**PROBLEM DESCRIPTION**
Whenever a line contains the string "this", copy it out of the entries.

### DATA ENTRIES ###

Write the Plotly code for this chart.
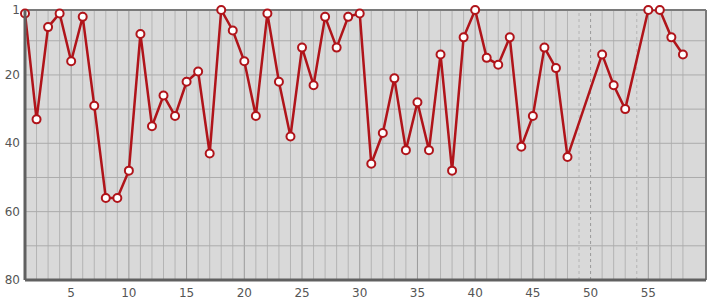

###
### DATA ENTRIES ###

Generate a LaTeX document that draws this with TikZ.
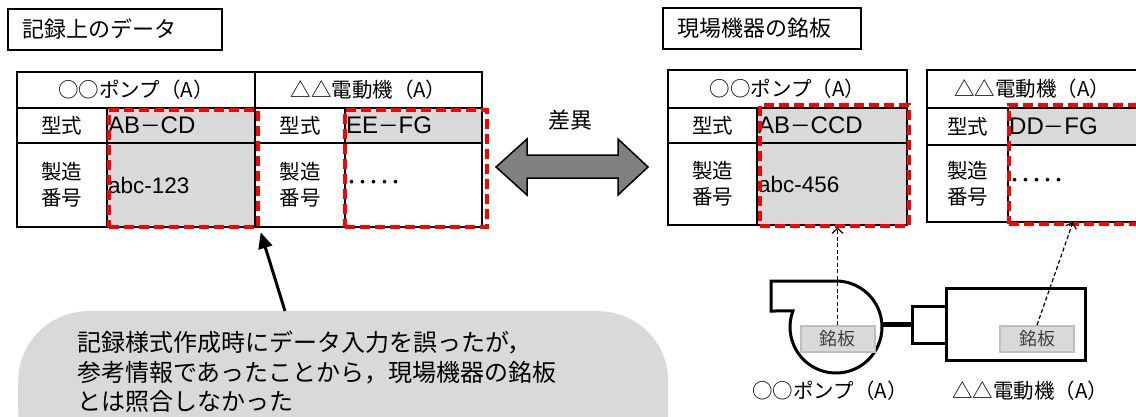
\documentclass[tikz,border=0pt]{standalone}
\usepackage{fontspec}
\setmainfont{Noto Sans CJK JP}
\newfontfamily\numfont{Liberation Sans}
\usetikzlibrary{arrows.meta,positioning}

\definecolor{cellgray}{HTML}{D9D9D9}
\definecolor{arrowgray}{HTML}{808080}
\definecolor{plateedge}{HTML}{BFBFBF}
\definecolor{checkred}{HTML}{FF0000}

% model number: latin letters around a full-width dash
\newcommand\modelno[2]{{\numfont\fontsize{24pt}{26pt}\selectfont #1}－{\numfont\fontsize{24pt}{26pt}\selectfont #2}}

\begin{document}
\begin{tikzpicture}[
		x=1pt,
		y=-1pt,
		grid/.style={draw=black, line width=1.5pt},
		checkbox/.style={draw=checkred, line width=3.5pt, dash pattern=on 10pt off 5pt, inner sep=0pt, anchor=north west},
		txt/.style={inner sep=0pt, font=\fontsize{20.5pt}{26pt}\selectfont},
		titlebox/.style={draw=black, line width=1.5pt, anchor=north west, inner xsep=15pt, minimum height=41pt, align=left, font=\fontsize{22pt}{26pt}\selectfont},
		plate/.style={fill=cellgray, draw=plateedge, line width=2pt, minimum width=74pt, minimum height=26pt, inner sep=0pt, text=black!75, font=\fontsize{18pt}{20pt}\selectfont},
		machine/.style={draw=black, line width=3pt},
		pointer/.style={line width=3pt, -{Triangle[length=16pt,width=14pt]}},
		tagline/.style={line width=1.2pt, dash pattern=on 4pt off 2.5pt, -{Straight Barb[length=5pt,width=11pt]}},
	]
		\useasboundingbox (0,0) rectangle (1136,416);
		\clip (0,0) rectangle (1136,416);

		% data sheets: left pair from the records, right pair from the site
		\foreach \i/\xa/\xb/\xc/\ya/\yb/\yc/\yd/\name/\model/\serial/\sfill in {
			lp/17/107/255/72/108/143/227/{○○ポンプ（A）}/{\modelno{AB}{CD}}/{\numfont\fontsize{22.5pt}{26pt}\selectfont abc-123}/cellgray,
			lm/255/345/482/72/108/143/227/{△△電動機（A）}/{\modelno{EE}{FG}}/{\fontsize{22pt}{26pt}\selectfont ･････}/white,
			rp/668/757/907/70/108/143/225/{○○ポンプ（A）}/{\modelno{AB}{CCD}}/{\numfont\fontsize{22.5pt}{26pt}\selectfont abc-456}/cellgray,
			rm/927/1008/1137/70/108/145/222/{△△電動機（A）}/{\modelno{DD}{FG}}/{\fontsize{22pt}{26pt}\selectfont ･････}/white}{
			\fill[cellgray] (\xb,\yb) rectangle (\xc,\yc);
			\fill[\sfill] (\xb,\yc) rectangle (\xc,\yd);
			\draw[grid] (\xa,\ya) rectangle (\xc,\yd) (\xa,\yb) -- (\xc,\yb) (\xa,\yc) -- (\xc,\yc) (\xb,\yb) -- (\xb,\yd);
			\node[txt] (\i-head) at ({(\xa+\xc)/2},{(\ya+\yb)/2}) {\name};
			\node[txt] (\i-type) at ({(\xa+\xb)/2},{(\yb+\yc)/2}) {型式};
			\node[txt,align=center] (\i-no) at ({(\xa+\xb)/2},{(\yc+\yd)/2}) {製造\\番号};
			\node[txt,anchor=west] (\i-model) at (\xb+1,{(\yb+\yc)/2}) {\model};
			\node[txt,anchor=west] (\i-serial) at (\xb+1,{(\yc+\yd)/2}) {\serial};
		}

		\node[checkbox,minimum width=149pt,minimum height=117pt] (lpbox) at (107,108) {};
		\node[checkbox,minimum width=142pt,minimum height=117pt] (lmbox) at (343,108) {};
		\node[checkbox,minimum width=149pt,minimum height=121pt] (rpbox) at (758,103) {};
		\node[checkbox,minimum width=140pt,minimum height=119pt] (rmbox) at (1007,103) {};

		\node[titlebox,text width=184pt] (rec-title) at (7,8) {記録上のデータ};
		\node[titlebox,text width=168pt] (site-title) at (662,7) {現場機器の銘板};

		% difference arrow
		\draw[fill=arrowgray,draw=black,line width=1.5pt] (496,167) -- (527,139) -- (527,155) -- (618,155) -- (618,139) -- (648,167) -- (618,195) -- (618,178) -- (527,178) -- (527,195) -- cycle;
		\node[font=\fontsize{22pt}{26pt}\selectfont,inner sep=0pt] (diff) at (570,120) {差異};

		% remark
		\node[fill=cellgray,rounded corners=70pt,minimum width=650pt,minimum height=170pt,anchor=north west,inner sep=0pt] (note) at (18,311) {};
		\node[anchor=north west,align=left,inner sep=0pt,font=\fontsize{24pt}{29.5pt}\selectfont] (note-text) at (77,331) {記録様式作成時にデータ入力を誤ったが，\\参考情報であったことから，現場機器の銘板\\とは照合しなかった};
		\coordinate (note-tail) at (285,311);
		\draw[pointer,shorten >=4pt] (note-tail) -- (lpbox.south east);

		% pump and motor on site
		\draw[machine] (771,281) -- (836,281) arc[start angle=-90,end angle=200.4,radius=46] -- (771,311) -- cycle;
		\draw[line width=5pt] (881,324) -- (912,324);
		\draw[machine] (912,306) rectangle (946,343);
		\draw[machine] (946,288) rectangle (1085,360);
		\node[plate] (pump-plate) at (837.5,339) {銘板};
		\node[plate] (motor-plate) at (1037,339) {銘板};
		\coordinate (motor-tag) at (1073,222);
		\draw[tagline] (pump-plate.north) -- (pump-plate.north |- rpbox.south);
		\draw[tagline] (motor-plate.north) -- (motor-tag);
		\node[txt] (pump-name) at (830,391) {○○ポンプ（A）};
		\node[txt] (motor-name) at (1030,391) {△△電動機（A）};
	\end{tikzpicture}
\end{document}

###

**FINISHED TASK**
Write the Plotly code for this chart.
Generate a LaTeX document that draws this with TikZ.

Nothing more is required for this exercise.